Lectionary: Proper 23C / Ordinary 28C / Pentecost +21

by CM

Jeremiah 29:1, 4-7

When a child is born into this world it is a result of actions commenced by a myriad of individuals, none of whom happen to be the child. Of course, there are the parents but we often overlook the fact that there are four grandparents, eight great-grandparents, and the number continues to increase as the generations go back. Each coupling is accompanied by a particular chain of events which brought these two people together. In some cases, continents were travelled and oceans were crossed. All of the countless events took place and have brought forth the present life which is recognized as the person you see looking back at you from the surface of a mirror. And just as you didn’t have control over the circumstances that brought forth that event, the circumstances we find ourselves in over the course of our lives are, for the vast majority of them, equally beyond our control. The one exception is the choices we make in the circumstances.

The decisions we make at any given time represent an opportunity to say that we did the one thing that actually have control over. I believe that, in light of how much I don’t have control over, the one thing that I can control takes on a heightened sense of importance.

The Children of Israel were in a situation, during the Babylonian Captivity, over which they had no control. It was the last place on earth that they would have chosen to be, sort of like those of us in prison. And in that moment, when their decisions were of the utmost importance, God steps in to direct their decision making process. God tells them,

Build houses and live in them; plant gardens and eat what they produce.  Take wives and have sons and daughters; take wives for your sons, and give your daughters in marriage, that they may bear sons and daughters; multiply there, and do not decrease. But seek the welfare of the city where I have sent you into exile, and pray to the Lord on its behalf, for in its welfare you will find your welfare. (Jer 29:5-7, RSV)

I’m sure that the instructions given ran far afoul of what would have felt like the natural thing to do. It’s natural to complain, rebel, cop a bad attitude, have a pity party, get depressed, try to figure out what you could have done differently, assign blame, and pray that God deliver you from circumstances which aren’t to your liking. And yet, none of the above are what God says to do.

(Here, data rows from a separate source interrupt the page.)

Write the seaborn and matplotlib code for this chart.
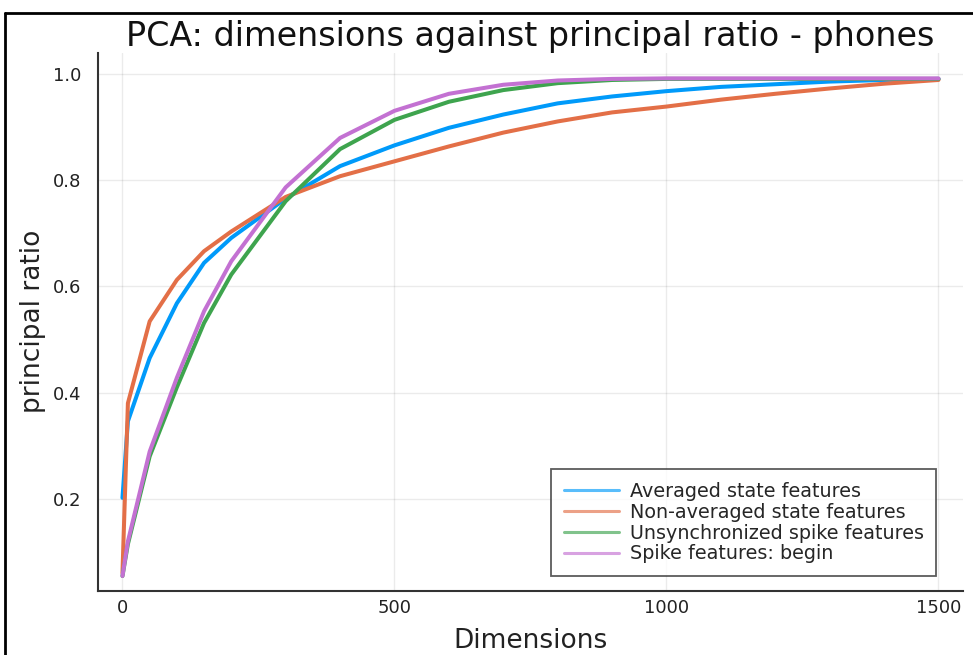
import numpy as np
import pandas as pd
import matplotlib
matplotlib.use("Agg")
import matplotlib.pyplot as plt
from matplotlib.lines import Line2D
import seaborn as sns

dims = [0, 10, 50, 100, 150, 200, 300, 400, 500, 600, 700, 800, 900, 1000,
        1100, 1200, 1300, 1400, 1500]
averaged = [0.202, 0.346, 0.465, 0.568, 0.644, 0.691, 0.765, 0.826, 0.865, 0.898,
            0.923, 0.944, 0.957, 0.967, 0.975, 0.980, 0.985, 0.988, 0.990]
non_averaged = [0.061, 0.380, 0.534, 0.612, 0.666, 0.703, 0.768, 0.807, 0.835, 0.863,
                0.889, 0.910, 0.927, 0.938, 0.951, 0.962, 0.972, 0.981, 0.988]
unsync = [0.055, 0.115, 0.280, 0.410, 0.531, 0.622, 0.760, 0.858, 0.913, 0.947,
          0.969, 0.982, 0.988, 0.990, 0.990, 0.990, 0.990, 0.990, 0.990]
spike_begin = [0.055, 0.120, 0.289, 0.428, 0.553, 0.647, 0.786, 0.879, 0.930, 0.962,
               0.979, 0.987, 0.990, 0.991, 0.991, 0.991, 0.991, 0.991, 0.991]

series_names = ["Averaged state features", "Non-averaged state features",
                "Unsynchronized spike features", "Spike features: begin"]
colors = ["#009AFA", "#E36F47", "#3EA44E", "#C371D2"]

frames = []
for name, vals in zip(series_names, [averaged, non_averaged, unsync, spike_begin]):
    frames.append(pd.DataFrame({"Dimensions": dims, "ratio": vals, "series": name}))
df = pd.concat(frames, ignore_index=True)

sns.set_style("white")
plt.rcParams['font.family'] = ['DejaVu Sans']

fig = plt.figure(figsize=(9.73, 6.55), dpi=100)
ax = fig.add_axes([0.1007, 0.0977, 0.889, 0.822])

sns.lineplot(data=df, x="Dimensions", y="ratio", hue="series",
             palette=dict(zip(series_names, colors)), linewidth=2.9,
             ax=ax, legend=False, sort=False)

ax.set_xlim(-45, 1545)
ax.set_ylim(0.0268, 1.0395)
ax.set_xticks([0, 500, 1000, 1500])
ax.set_yticks([0.2, 0.4, 0.6, 0.8, 1.0])
ax.set_yticklabels(["0.2", "0.4", "0.6", "0.8", "1.0"])
ax.grid(True, color="black", alpha=0.08, linewidth=1)
for s in ["top", "right"]:
    ax.spines[s].set_visible(False)
for s in ["left", "bottom"]:
    ax.spines[s].set_color("#333333")
    ax.spines[s].set_linewidth(1.5)
ax.tick_params(axis="both", direction="in", length=5, width=1.2, color="#333333",
               labelsize=13, labelcolor="#222222")
ax.tick_params(axis="x", pad=6)
ax.tick_params(axis="y", pad=12)

ax.set_xlabel("Dimensions", fontsize=19, color="#222222", labelpad=8)
ax.set_ylabel("principal ratio", fontsize=19, color="#222222", labelpad=5)
ax.set_title("PCA: dimensions against principal ratio - phones", fontsize=24,
             color="#111111", pad=5, x=0.5)

handles = [Line2D([], [], color=c, linewidth=2.2, alpha=0.65) for c in colors]
leg = ax.legend(handles, series_names, loc="lower right",
                bbox_to_anchor=(0.969, 0.028), fontsize=13.8, frameon=True,
                fancybox=False, handlelength=2.9, handletextpad=0.55,
                labelspacing=0.1, borderpad=0.65, borderaxespad=0)
leg.get_frame().set_edgecolor("#333333")
leg.get_frame().set_linewidth(1.3)

# outer frame of the screenshot (top and left edges visible)
fig.add_artist(Line2D([5/973, 1.0], [1 - 13/655, 1 - 13/655], color="black",
                      linewidth=2, transform=fig.transFigure))
fig.add_artist(Line2D([5/973, 5/973], [0, 1 - 13/655], color="black",
                      linewidth=2, transform=fig.transFigure))

fig.savefig("out.png", dpi=100)
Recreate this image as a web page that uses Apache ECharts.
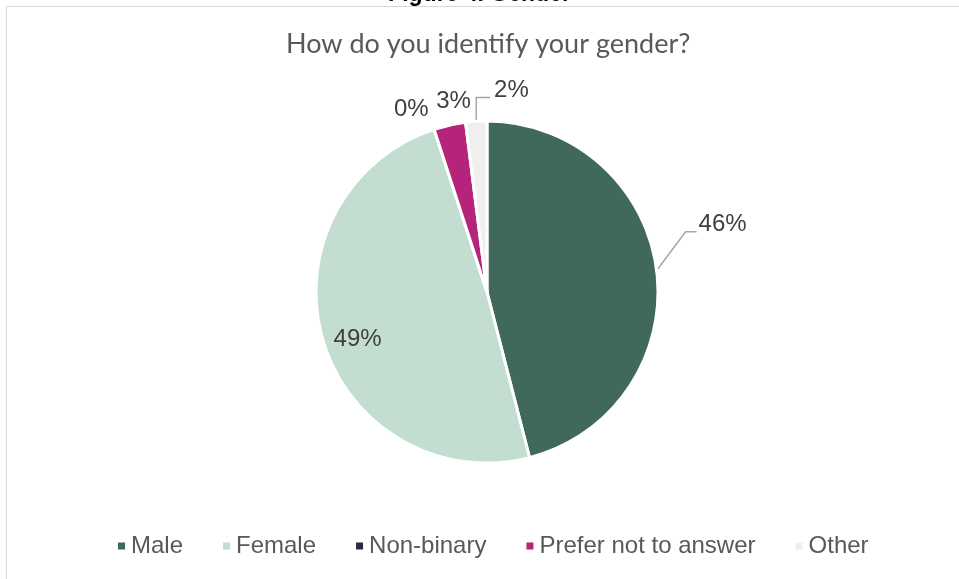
<!DOCTYPE html>
<html>
<head>
<meta charset="utf-8">
<script src="https://cdn.jsdelivr.net/npm/echarts@6/dist/echarts.min.js"></script>
<style>
  html, body { margin: 0; padding: 0; background: #ffffff; }
  #chart { width: 959px; height: 579px; }
</style>
</head>
<body>
<div id="chart"></div>
<script>
// Survey responses: share of respondents per gender answer (percent)
const categories = ['Male', 'Female', 'Non-binary', 'Prefer not to answer', 'Other'];
const shares = [46, 49, 0, 3, 2];
const colors = ['#41695b', '#c3ddd1', '#282b46', '#b5237b', '#efefef'];

const figureTitle = 'Figure 4. Gender';
const chartTitle = 'How do you identify your gender?';

const labelFont = { fontFamily: '"Liberation Sans", Arial, sans-serif', fontSize: 24, color: '#404040' };

// Label nudges (dx, dy) per slice, keeping the outside labels clear of each other
const labelShift = [
  { dx: 19, dy: -45, line: 'elbow' },
  { dx: 0, dy: 0, line: null },
  { dx: 12, dy: -12, line: null },
  { dx: 38, dy: -16, line: null },
  { dx: 68, dy: -23, line: 'riser' }
];

// Leader line from the slice edge to the bottom-left of its shifted label
function leaderPoints(p, s) {
  const r = p.labelRect;
  const left = r.x + s.dx;
  const lineY = r.y + s.dy + r.height * 0.8;
  const p0 = p.labelLinePoints[0];
  if (s.line === 'elbow') {
    return [p0.slice(), [left - 13, lineY], [left - 2, lineY]];
  }
  return [p0.slice(), [p0[0], lineY], [left - 4, lineY]];
}

const pieData = categories.map((name, i) => ({
  name,
  value: shares[i],
  itemStyle: { color: colors[i] },
  label: { show: i !== 1 },
  labelLine: { show: labelShift[i].line !== null }
}));

// Transparent ring over the outer part of the pie; carries the in-slice label
const ringData = categories.map((name, i) => ({
  name,
  value: shares[i],
  label: { show: i === 1 }
}));

const chart = echarts.init(document.getElementById('chart'), null, { renderer: 'canvas' });

chart.setOption({
  animation: false,
  backgroundColor: '#ffffff',
  title: {
    text: chartTitle,
    left: 281,
    top: 26,
    textStyle: {
      fontFamily: 'Lato, "DejaVu Sans", sans-serif',
      fontWeight: 'normal',
      fontSize: 27,
      color: '#595959'
    }
  },
  legend: {
    data: categories,
    bottom: 16,
    left: 111,
    icon: 'rect',
    itemWidth: 9,
    itemHeight: 9,
    itemGap: 38,
    textStyle: { fontFamily: '"Liberation Sans", Arial, sans-serif', fontSize: 24, color: '#595959' },
    selectedMode: false
  },
  graphic: [
    {
      type: 'rect',
      shape: { x: 6.5, y: 6.5, width: 1000, height: 1000 },
      style: { fill: 'none', stroke: '#d9d9d9', lineWidth: 1 },
      silent: true
    },
    {
      type: 'text',
      left: 'center',
      top: -17,
      style: {
        text: figureTitle,
        fontFamily: '"Liberation Sans", Arial, sans-serif',
        fontWeight: 'bold',
        fontSize: 23,
        fill: '#000000'
      },
      silent: true
    }
  ],
  series: [
    {
      type: 'pie',
      center: [487, 292],
      radius: [0, 171],
      startAngle: 90,
      clockwise: true,
      avoidLabelOverlap: false,
      itemStyle: { borderColor: '#ffffff', borderWidth: 3 },
      label: Object.assign({
        position: 'outside',
        formatter: p => p.value + '%'
      }, labelFont),
      labelLine: {
        length: 8,
        length2: 10,
        lineStyle: { color: '#a6a6a6', width: 1.5 }
      },
      labelLayout: p => {
        const s = labelShift[p.dataIndex];
        const out = { dx: s.dx, dy: s.dy };
        if (s.line) out.labelLinePoints = leaderPoints(p, s);
        return out;
      },
      emphasis: { disabled: true },
      data: pieData
    },
    {
      type: 'pie',
      center: [487, 292],
      radius: [103, 171],
      startAngle: 90,
      clockwise: true,
      silent: true,
      itemStyle: { color: 'rgba(0,0,0,0)' },
      label: Object.assign({
        position: 'inside',
        formatter: p => p.value + '%'
      }, labelFont),
      labelLine: { show: false },
      labelLayout: { dx: 5, dy: 8 },
      emphasis: { disabled: true },
      data: ringData
    }
  ]
});
</script>
</body>
</html>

Be creative, prosperous, fruitful, multiply, fall in love. In other words, live as fully as you can and remember to pray. You can’t effectively pray for a situation, a place, a people, while maintaining a bad attitude towards it.

This is God’s way of saying for us to make the best out of a bad situation and God tells us what the best is.

I can truly say that no matter how bad things may seem, within those same circumstances there is a hidden treasure with your name on it. A godly attitude will help you develop the vision and the ability to find it.